We were rolled back toward my room, and like a manifestation from God, our Priest was standing there. Father David accompanied us to our room, and prayed with us. As he started to leave, I, still in a pitiable state between life and anesthesia, began to pray, “Our Father, who art in heaven,” and Father David turned around and returned to my bedside, and Sean joined him in sacred prayer. Hallowed be Thy name, Thy kingdom come, Thy will be done, on earth as it is in heaven….. My speech was slurred, and I stumbled over words. I’ve never felt so empty or broken than in the days where my healing and my life truly began.
No one brought me a puppy or a coloring book, and in those frail, fragile moments that severed my ties between adolescence and reality, I didn’t care. Those things wouldn’t have made it all better. You know what did make it better? God.
At some point during Jude’s funeral, I found peace. I didn’t mean to. I wasn’t seeking it. I was open to a grief journey. I was open to having a bottomless hole of pain and loss and suffering in my life, but God fill the void with something intangible yet so real I could almost touch it.
It was faith. Faith. I can’t describe how much my son and the agony of losing him transformed me.
To those who think that their latest devastation is the end of the world…it’s not unless you choose to let it be. I could’ve gone off of a ledge and died inside and out at many points in my life. I could’ve never said to my eating disorder, “I will not let you kill me,” and then called on God for help. I could’ve never done the thing I said I couldn’t do, which is lose a child and live, if not for God.
What I’m saying is life is challenging, hard, sometimes unfair, and sometimes unbearable. You will bleed. You will break. You will be decimated at times. And then…you can either curl up in a ball and die, or you can get stronger and smarter and better and wiser and assert yourself.
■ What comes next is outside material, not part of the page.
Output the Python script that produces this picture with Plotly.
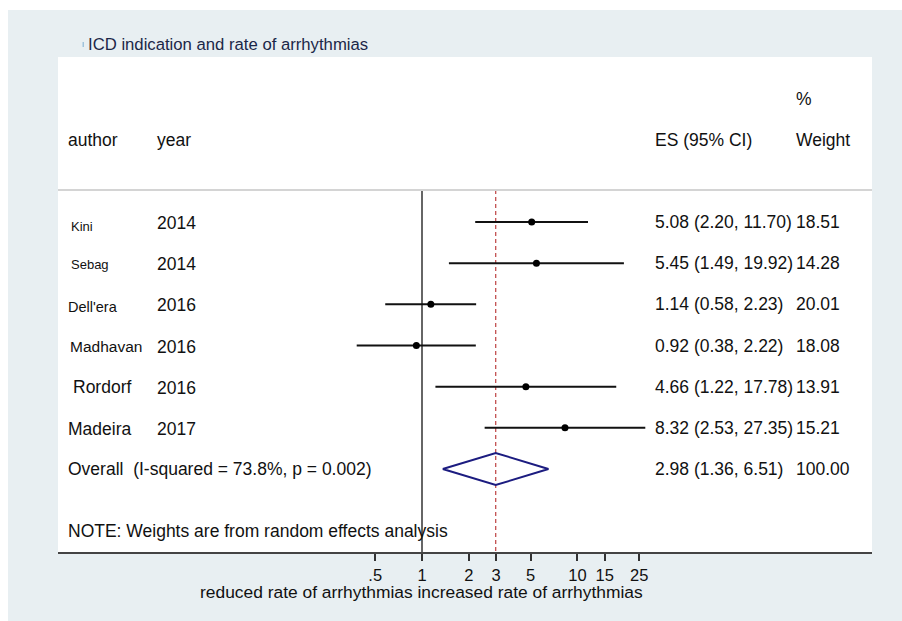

For those who don’t believe in God, let me tell you, God is real. My faith is real. If all you have are coloring books and puppies and free passes, I feel sorry for you. You can literally destroy my body, but you won’t kill me. I mean that. I’m not afraid of losing or disappointment or tragedy or devastation. I don’t welcome it, but it cannot and will not break me because of my God. I encourage you to have what I’m having.
Afterthought: Dear readers…I am not trying to force my faith on you, but I am trying to implore you to recognize that life will never get easier. It’s the trials and how we handle them that define us. It’s okay to break. It’s okay to cry, but we must all always reassemble ourselves and find strength through tragedy and adversity. There are many worse things to happen than losing a political election (or other things). Losing hope and losing faith are two of those things.
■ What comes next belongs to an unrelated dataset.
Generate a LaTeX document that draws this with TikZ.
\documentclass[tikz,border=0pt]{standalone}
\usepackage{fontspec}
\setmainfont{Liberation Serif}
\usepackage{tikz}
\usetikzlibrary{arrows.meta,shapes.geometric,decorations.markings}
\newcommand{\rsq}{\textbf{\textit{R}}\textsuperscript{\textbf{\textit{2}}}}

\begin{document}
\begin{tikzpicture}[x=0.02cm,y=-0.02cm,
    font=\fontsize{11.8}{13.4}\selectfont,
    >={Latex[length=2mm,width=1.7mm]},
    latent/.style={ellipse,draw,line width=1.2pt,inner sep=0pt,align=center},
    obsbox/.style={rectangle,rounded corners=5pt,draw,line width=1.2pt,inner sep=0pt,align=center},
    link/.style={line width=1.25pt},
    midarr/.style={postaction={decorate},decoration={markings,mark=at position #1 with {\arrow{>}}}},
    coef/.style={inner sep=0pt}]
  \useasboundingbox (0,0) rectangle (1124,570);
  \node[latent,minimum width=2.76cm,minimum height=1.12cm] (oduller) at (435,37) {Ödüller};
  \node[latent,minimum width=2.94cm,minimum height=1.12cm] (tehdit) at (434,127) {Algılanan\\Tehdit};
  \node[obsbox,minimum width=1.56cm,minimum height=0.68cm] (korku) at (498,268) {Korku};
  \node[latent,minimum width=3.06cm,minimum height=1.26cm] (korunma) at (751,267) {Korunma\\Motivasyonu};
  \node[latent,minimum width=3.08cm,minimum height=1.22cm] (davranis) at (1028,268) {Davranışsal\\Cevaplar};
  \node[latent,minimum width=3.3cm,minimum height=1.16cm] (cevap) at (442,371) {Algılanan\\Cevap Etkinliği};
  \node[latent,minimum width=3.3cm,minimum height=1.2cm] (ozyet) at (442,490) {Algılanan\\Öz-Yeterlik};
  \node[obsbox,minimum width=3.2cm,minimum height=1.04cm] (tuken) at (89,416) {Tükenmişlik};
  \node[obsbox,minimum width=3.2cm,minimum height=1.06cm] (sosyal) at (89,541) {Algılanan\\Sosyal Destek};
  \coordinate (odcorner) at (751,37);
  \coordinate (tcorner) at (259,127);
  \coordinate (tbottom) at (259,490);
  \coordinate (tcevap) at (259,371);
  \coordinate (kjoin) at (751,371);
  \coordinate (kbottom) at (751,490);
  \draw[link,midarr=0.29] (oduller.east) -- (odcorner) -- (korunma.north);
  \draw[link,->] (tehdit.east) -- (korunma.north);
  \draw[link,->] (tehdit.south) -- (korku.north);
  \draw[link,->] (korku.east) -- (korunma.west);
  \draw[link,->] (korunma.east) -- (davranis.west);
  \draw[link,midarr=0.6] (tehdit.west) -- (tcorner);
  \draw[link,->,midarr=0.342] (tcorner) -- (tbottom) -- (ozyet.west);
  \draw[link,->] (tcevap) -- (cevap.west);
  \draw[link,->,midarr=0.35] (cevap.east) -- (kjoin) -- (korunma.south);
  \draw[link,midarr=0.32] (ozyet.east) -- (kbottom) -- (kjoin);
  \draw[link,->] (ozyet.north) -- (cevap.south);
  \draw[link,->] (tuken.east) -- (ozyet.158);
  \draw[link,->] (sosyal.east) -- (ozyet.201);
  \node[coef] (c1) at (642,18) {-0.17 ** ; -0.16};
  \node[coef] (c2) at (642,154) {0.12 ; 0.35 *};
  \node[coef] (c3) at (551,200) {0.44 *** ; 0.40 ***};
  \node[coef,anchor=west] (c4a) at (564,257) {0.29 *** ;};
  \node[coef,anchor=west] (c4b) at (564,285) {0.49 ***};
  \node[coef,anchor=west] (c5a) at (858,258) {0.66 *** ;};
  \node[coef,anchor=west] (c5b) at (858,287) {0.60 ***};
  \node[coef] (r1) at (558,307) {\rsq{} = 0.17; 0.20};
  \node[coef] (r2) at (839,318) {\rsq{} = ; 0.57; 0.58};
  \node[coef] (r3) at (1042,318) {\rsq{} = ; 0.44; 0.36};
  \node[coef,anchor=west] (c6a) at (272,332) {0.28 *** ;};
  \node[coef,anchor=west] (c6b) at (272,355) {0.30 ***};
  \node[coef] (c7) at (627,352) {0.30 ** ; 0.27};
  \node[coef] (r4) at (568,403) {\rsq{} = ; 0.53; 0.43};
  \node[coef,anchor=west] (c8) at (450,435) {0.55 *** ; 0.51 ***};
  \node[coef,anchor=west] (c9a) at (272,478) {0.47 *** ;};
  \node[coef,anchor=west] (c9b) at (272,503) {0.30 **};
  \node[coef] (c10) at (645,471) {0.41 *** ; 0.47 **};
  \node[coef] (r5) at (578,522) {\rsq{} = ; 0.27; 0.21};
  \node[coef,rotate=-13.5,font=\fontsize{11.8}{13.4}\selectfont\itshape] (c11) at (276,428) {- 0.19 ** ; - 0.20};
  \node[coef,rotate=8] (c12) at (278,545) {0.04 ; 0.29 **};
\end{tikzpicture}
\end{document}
You cannot rely on superficial crutches to get you through the things that will challenge your hope and faith. If you do, then you will surely lose them. Instead, find something within yourself that is there and that has always been there that is truly worth fighting for and that imbues you with an unbreakable fortitude (for believers, that is God, and truly, it is the valuable quality one could possess).
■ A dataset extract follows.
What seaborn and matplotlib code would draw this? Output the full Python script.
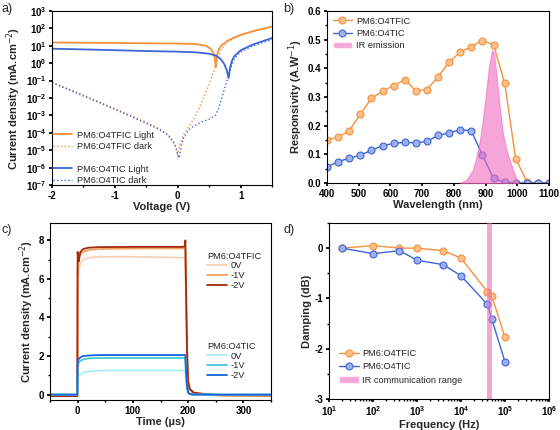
import numpy as np
import pandas as pd
import matplotlib
matplotlib.use('Agg')
import matplotlib.pyplot as plt
import seaborn as sns
from matplotlib.lines import Line2D
from matplotlib.patches import Patch
from matplotlib.ticker import LogLocator, MultipleLocator, NullFormatter

# ---------------- a) J-V curves (log scale) ----------------
v_tfic_light = [-2, -1.5, -1, -0.5, 0, 0.3, 0.45, 0.52, 0.56, 0.59, 0.605, 0.62, 0.65, 0.7, 0.8, 0.9, 1.0, 1.2, 1.5]
j_tfic_light = [15.5, 15, 14.5, 14, 13.5, 12.5, 10, 7, 4.5, 2, 0.6, 2.5, 6, 11, 20, 30, 42, 70, 128]
v_tfic_dark = [-2, -1.75, -1.5, -1.25, -1, -0.75, -0.5, -0.3, -0.15, -0.06, -0.02, 0.0, 0.02, 0.06, 0.1, 0.2, 0.3,
               0.4, 0.5, 0.55, 0.6, 0.65, 0.7, 0.8, 1.0, 1.2, 1.5]
j_tfic_dark = [0.08, 0.035, 0.015, 0.006, 0.0025, 0.001, 4e-4, 1.8e-4, 8e-5, 3e-5, 1.2e-5, 5e-6, 1.2e-5, 4e-5, 9e-5,
               3e-4, 1.2e-3, 8e-3, 0.06, 0.2, 0.6, 2.5, 7, 18, 40, 66, 120]
v_tic_light = [-2, -1.5, -1, -0.5, 0, 0.3, 0.5, 0.6, 0.68, 0.74, 0.78, 0.81, 0.83, 0.86, 0.9, 1.0, 1.2, 1.5]
j_tic_light = [6.8, 6.2, 5.6, 5.0, 4.6, 4.2, 3.5, 2.8, 1.8, 0.9, 0.4, 0.14, 0.5, 1.3, 2.5, 5.5, 12, 28]
v_tic_dark = [-2, -1.75, -1.5, -1.25, -1, -0.75, -0.5, -0.3, -0.15, -0.06, -0.02, 0.02, 0.06, 0.1, 0.2, 0.3, 0.4,
              0.5, 0.6, 0.65, 0.7, 0.75, 0.8, 0.85, 0.9, 1.0, 1.2, 1.5]
j_tic_dark = [0.075, 0.032, 0.013, 0.0055, 0.0022, 9e-4, 3.5e-4, 1.6e-4, 7e-5, 2.5e-5, 1e-5, 3.5e-6, 2e-5, 6e-5,
              1.8e-4, 3e-4, 4.5e-4, 6e-4, 1e-3, 2.5e-3, 1e-2, 0.04, 0.15, 0.6, 1.8, 4.5, 10, 22]

# ---------------- b) responsivity ----------------
wl = [400, 435, 470, 505, 540, 575, 610, 645, 680, 715, 750, 785, 820, 855, 890, 925, 960, 995, 1030, 1065, 1100]
r_tfic = [0.15, 0.16, 0.182, 0.24, 0.295, 0.32, 0.34, 0.36, 0.322, 0.326, 0.37, 0.422, 0.456, 0.476, 0.497, 0.482,
          0.35, 0.085, 0.005, 0.0, 0.0]
r_tic = [0.055, 0.075, 0.086, 0.097, 0.114, 0.13, 0.138, 0.142, 0.14, 0.145, 0.166, 0.175, 0.186, 0.182, 0.098,
         0.016, 0.003, 0.0, 0.0, 0.0, 0.0]
ir_wl = [820, 840, 860, 870, 880, 890, 900, 910, 920, 927, 935, 945, 955, 965, 975, 985, 995, 1005]
ir_em = [0.0, 0.012, 0.045, 0.085, 0.135, 0.21, 0.3, 0.4, 0.465, 0.45, 0.37, 0.26, 0.17, 0.12, 0.085, 0.05, 0.02, 0.0]

# ---------------- c) transient photocurrent ----------------
t_on = [-50, -0.5, 0, 1, 2, 5, 10, 20, 40, 100, 190, 194, 195, 196, 198, 200, 203, 210, 230, 260, 350]
j_tfic_0v = [-0.05, -0.05, 5.0, 6.0, 6.5, 6.8, 7.0, 7.1, 7.15, 7.15, 7.1, 7.1, 7.0, 5.0, 2.0, 0.5, 0.2, 0.08, 0.0, -0.05, -0.05]
j_tfic_1v = [-0.05, -0.05, 6.5, 7.0, 7.1, 7.3, 7.4, 7.5, 7.55, 7.58, 7.58, 7.6, 7.5, 5.5, 2.2, 0.6, 0.25, 0.1, 0.02, -0.05, -0.05]
j_tfic_2v = [-0.08, -0.08, 7.4, 7.1, 6.9, 7.4, 7.55, 7.62, 7.65, 7.66, 7.66, 7.7, 8.0, 6.0, 2.4, 0.7, 0.3, 0.1, 0.03, -0.03, -0.05]
j_tic_0v = [0.0, 0.0, 0.6, 0.85, 0.95, 1.05, 1.15, 1.2, 1.25, 1.25, 1.25, 1.25, 1.2, 0.8, 0.3, 0.08, 0.02, 0.0, 0.0, 0.0, 0.0]
j_tic_1v = [0.0, 0.0, 1.4, 1.55, 1.65, 1.75, 1.82, 1.88, 1.9, 1.9, 1.9, 1.9, 1.85, 1.2, 0.4, 0.1, 0.03, 0.0, 0.0, 0.0, 0.0]
j_tic_2v = [0.0, 0.0, 1.7, 1.78, 1.85, 1.93, 2.0, 2.03, 2.05, 2.05, 2.05, 2.07, 2.0, 1.3, 0.45, 0.12, 0.03, 0.0, 0.0, 0.0, 0.0]

# ---------------- d) damping vs frequency ----------------
freq = [20, 100, 400, 1000, 4000, 10000, 40000, 50000, 100000]
damp_tfic = [0.0, 0.05, 0.0, 0.0, -0.05, -0.2, -0.87, -0.95, -1.77]
damp_tic = [0.0, -0.11, -0.05, -0.24, -0.33, -0.55, -1.12, -1.41, -2.26]
ir_band = (38000, 50000)

orange = '#f5913c'
blue = '#3f66d6'
pink = '#f06ac0'
o_face = '#fcc08a'
b_face = '#9fb0f2'

sns.set_theme(style='ticks')
plt.rcParams['font.family'] = ['Liberation Sans', 'DejaVu Sans']
plt.rcParams['axes.linewidth'] = 0.8
plt.rcParams['axes.unicode_minus'] = False
plt.rcParams['xtick.labelsize'] = 7
plt.rcParams['ytick.labelsize'] = 7
plt.rcParams['xtick.major.size'] = 2.5
plt.rcParams['ytick.major.size'] = 2.5
plt.rcParams['xtick.minor.size'] = 1.3
plt.rcParams['ytick.minor.size'] = 1.3
plt.rcParams['xtick.major.pad'] = 1.5
plt.rcParams['ytick.major.pad'] = 1.5

W, H = 560, 430
fig = plt.figure(figsize=(W / 100, H / 100), dpi=100)


def box(l, r, t, b):
    return fig.add_axes([l / W, (H - b) / H, (r - l) / W, (b - t) / H])


def style(ax, xlabel, ylabel):
    ax.set_xlabel(xlabel, fontsize=8, fontweight='bold', labelpad=1)
    ax.set_ylabel(ylabel, fontsize=8, fontweight='bold', labelpad=2)
    for lab in ax.get_xticklabels() + ax.get_yticklabels():
        lab.set_fontweight('bold')
    ax.tick_params(which='both', direction='out', colors='black')
    for s in ax.spines.values():
        s.set_color('black')


def mk(color, face):
    return dict(color=color, lw=1.0, marker='o', markersize=5, markerfacecolor=face,
                markeredgecolor=color, markeredgewidth=0.8)


# ---- a
ax = box(52, 272, 11, 185)
sns.lineplot(x=v_tfic_light, y=j_tfic_light, ax=ax, color=orange, lw=1.3)
sns.lineplot(x=v_tfic_dark, y=j_tfic_dark, ax=ax, color=orange, lw=1.0, ls=':')
sns.lineplot(x=v_tic_light, y=j_tic_light, ax=ax, color=blue, lw=1.3)
sns.lineplot(x=v_tic_dark, y=j_tic_dark, ax=ax, color=blue, lw=1.0, ls=':')
ax.set_yscale('log')
ax.set_ylim(1e-7, 1e3)
ax.set_xlim(-2, 1.5)
ax.yaxis.set_major_locator(LogLocator(base=10, numticks=12))
ax.yaxis.set_minor_locator(LogLocator(base=10, subs=[], numticks=12))
ax.xaxis.set_major_locator(MultipleLocator(1))
ax.xaxis.set_minor_locator(MultipleLocator(0.5))
handles = [Line2D([], [], color=orange, lw=1.3), Line2D([], [], color=orange, lw=1.0, ls=':'),
           Line2D([], [], color='none'),
           Line2D([], [], color=blue, lw=1.3), Line2D([], [], color=blue, lw=1.0, ls=':')]
labels = ['PM6:O4TFIC Light', 'PM6:O4TFIC dark', '', 'PM6:O4TIC Light', 'PM6:O4TIC dark']
ax.legend(handles, labels, loc='lower left', bbox_to_anchor=(0.0, -0.005), frameon=False, fontsize=6.7,
          handlelength=2.1, handletextpad=0.5, labelspacing=0.25, borderaxespad=0.0, borderpad=0.1)
style(ax, 'Voltage (V)', 'Current density (mA.cm$^{-2}$)')

# ---- b
ax = box(327, 549, 11, 183)
sns.lineplot(x=wl, y=r_tfic, ax=ax, **mk(orange, o_face))
sns.lineplot(x=wl, y=r_tic, ax=ax, **mk(blue, b_face))
ax.fill_between(ir_wl, ir_em, color=pink, alpha=0.6, lw=0.8, zorder=3)
ax.set_xlim(400, 1100)
ax.set_ylim(0, 0.6)
ax.xaxis.set_major_locator(MultipleLocator(100))
ax.yaxis.set_major_locator(MultipleLocator(0.1))
ax.yaxis.set_minor_locator(MultipleLocator(0.05))
handles = [Line2D([], [], **mk(orange, o_face)), Line2D([], [], **mk(blue, b_face)),
           Patch(facecolor=pink, alpha=0.6)]
ax.legend(handles, ['PM6:O4TFIC', 'PM6:O4TIC', 'IR emission'], loc='upper left', frameon=False, fontsize=6.7,
          handlelength=2.1, handletextpad=0.4, labelspacing=0.35, borderaxespad=0.4, borderpad=0.2)
style(ax, 'Wavelength (nm)', 'Responsivity (A.W$^{-1}$)')

# ---- c
ax = box(50, 271, 223, 400)
c_tfic = ['#f8cfae', '#f5a060', '#a2290a']
c_tic = ['#a8eef5', '#45c8dc', '#1565e0']
for y, c in zip([j_tfic_0v, j_tfic_1v, j_tfic_2v], c_tfic):
    sns.lineplot(x=t_on, y=y, ax=ax, color=c, lw=1.3)
for y, c in zip([j_tic_0v, j_tic_1v, j_tic_2v], c_tic):
    sns.lineplot(x=t_on, y=y, ax=ax, color=c, lw=1.3)
ax.set_xlim(-50, 350)
ax.set_ylim(-0.28, 8.9)
ax.xaxis.set_major_locator(MultipleLocator(100))
ax.xaxis.set_minor_locator(MultipleLocator(50))
ax.yaxis.set_major_locator(MultipleLocator(2))
ax.yaxis.set_minor_locator(MultipleLocator(1))
leg_kw = dict(loc='upper left', frameon=False, fontsize=6.7, title_fontsize=6.7, handlelength=2.1,
              handletextpad=0.4, labelspacing=0.08, borderpad=0.1, alignment='left')
leg1 = ax.legend([Line2D([], [], color=c, lw=1.3) for c in c_tfic], ['0V', '-1V', '-2V'],
                 title='PM6:O4TFIC', bbox_to_anchor=(0.685, 0.87), **leg_kw)
ax.add_artist(leg1)
ax.legend([Line2D([], [], color=c, lw=1.3) for c in c_tic], ['0V', '-1V', '-2V'],
          title='PM6:O4TIC', bbox_to_anchor=(0.685, 0.36), **leg_kw)
style(ax, 'Time (\u00b5s)', 'Current density (mA.cm$^{-2}$)')

# ---- d
ax = box(329, 549, 223, 399)
sns.lineplot(x=freq, y=damp_tfic, ax=ax, **mk(orange, o_face))
sns.lineplot(x=freq, y=damp_tic, ax=ax, **mk(blue, b_face))
ax.axvspan(ir_band[0], ir_band[1], color=pink, alpha=0.6, lw=0, zorder=3)
ax.set_xscale('log')
ax.set_xlim(10, 1e6)
ax.set_ylim(-3, 0.5)
ax.xaxis.set_major_locator(LogLocator(base=10, numticks=8))
ax.xaxis.set_minor_locator(LogLocator(base=10, subs=np.arange(2, 10), numticks=8))
ax.xaxis.set_minor_formatter(NullFormatter())
ax.yaxis.set_major_locator(MultipleLocator(1))
ax.yaxis.set_minor_locator(MultipleLocator(0.5))
handles = [Line2D([], [], **mk(orange, o_face)), Line2D([], [], **mk(blue, b_face)),
           Patch(facecolor=pink, alpha=0.6)]
ax.legend(handles, ['PM6:O4TFIC', 'PM6:O4TIC', 'IR communication range'], loc='lower left',
          bbox_to_anchor=(0.02, 0.05), frameon=False, fontsize=6.7, handlelength=2.1, handletextpad=0.4,
          labelspacing=0.45, borderpad=0.1)
style(ax, 'Frequency (Hz)', 'Damping (dB)')

for lab, x, y in [('a)', 2, 3), ('b)', 283, 3), ('c)', 2, 224), ('d)', 283, 224)]:
    fig.text(x / W, 1 - y / H, lab, fontsize=9, va='top', ha='left')

fig.savefig('out.png', dpi=100)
I pray for you, gentle reader, whoever you are and whatever you’re fighting with and for. I pray you rely on the right things.
For Dear America:
I pray for this country. I pray for our leader to seek wisdom and guidance from God and that regardless of our leadership, that God intercede through that leader to guide us all to greater glory. Remember that there is always light in darkness if we look to it, gentle reader. The light is always there, and it is in times in which we seek light during periods of darkness that we are most brave and most faithful.